Only it's not just a bit of configuration, it's a lot of configuration. And with the business world the way it is, it's ongoing configuration much the same as it's ongoing development for every other bit of software we have.
So, if we're going to have a team of people continually working on configuring this system, configuring the system is basically changing the behaviour of the system, then what differentiates it from source code?
As far as I'm concerned, nothing.
When the configuration of the system goes as far as it does on the particular system (and it's not alone), then the configuration of the system has to be dealt with as if it's the source code of that system. It has to undergo the same quality checks, regression tests, audited rollout processes, version control.
The particular product I was looking at has had some functionality added to support these kinds of ideas. It has a clear migration method to get from development to test to staging to live. It supports that kind of structured, scripted rollout. But the config (development) tool can be attached straight to the live environment and be used to 'just make a quick change'. And there's nothing you can do to lock it down.
The configuration all lives in a database, so you can't just simply check the configuration in and out of version control. The development tool does has some version control integration, but it doesn't allow you to branch, tag or, most importantly, revert. Not only that, but the dev tool can be used to change any number of configuration sets, but when you flick between them the version control module you're using doesn't change. So you can check a config from one environment into the version control module of another!
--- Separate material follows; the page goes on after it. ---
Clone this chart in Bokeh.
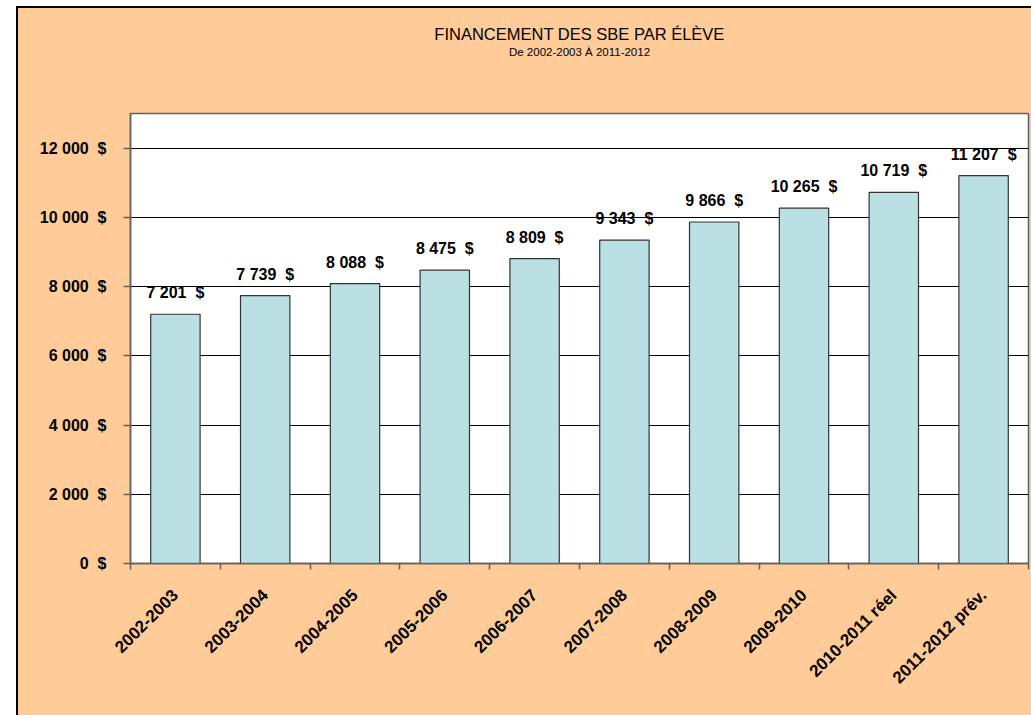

So I find I have to ask the question... What's the point in having the option if it's so hopelessly crippled?
My only conclusion is that there is none!
Anyway, the process isn't completely doomed, there is a process that will allow us to make sure our release versions are version controlled and tagged, and therefore audited.
Unfortunately, since the solution means putting a single binary (rather than multiple files) into version control we loose many of the day to day benefits of version control, like granular logs of changes and the ability to diff. But hey, at least our process is auditable.
The whole way through the examination I was told by consultants that "most people don't do this" and "I've never worked on a project where people thought version control was necessary". Probably very true... But that's because a lot of the industry doesn't know what it's doing when it comes to software development.
It's a big shame, because the inclusion of the migration tools and the lip service towards integrated version control points to the fact that they've started to think about it. It's just that it's not very well thought out yet.
On day soon, the big players will wake up, provide the proper tools for version controlling their configurations and maybe then the rest of the industry will learn to use it.
Hopefully, the Google Test conference I'm attending this week will give me some ideas on how to add automated regression tesing, and plug another gap in their toolset...
2 comments:
Very good points. I found myself wondering the same thing last time I looked at Informatica Powercenter and Control M job scheduler. Possibly these have improved in the last couple of years since I used them, but it seemed that they let you create arbitrarily complex systems by clicking and dragging boxes, selecting options and typing in parameters. Both promised something better than programming but actually gave you something much worse when it came to debugging, version control, reporting and so on.
Yes, config is the new code, and hiding config in @annotations doesn't make it any easier to maintain, just harder to tune later on in the build process.
I hope you noted that smartfrog tries to solve this, and you can contact your oracle colleage hal hildebrand for info on how he's be using it (and an less biased opinion).
One thing to think about configuration is that it is too important to leave to the ops team.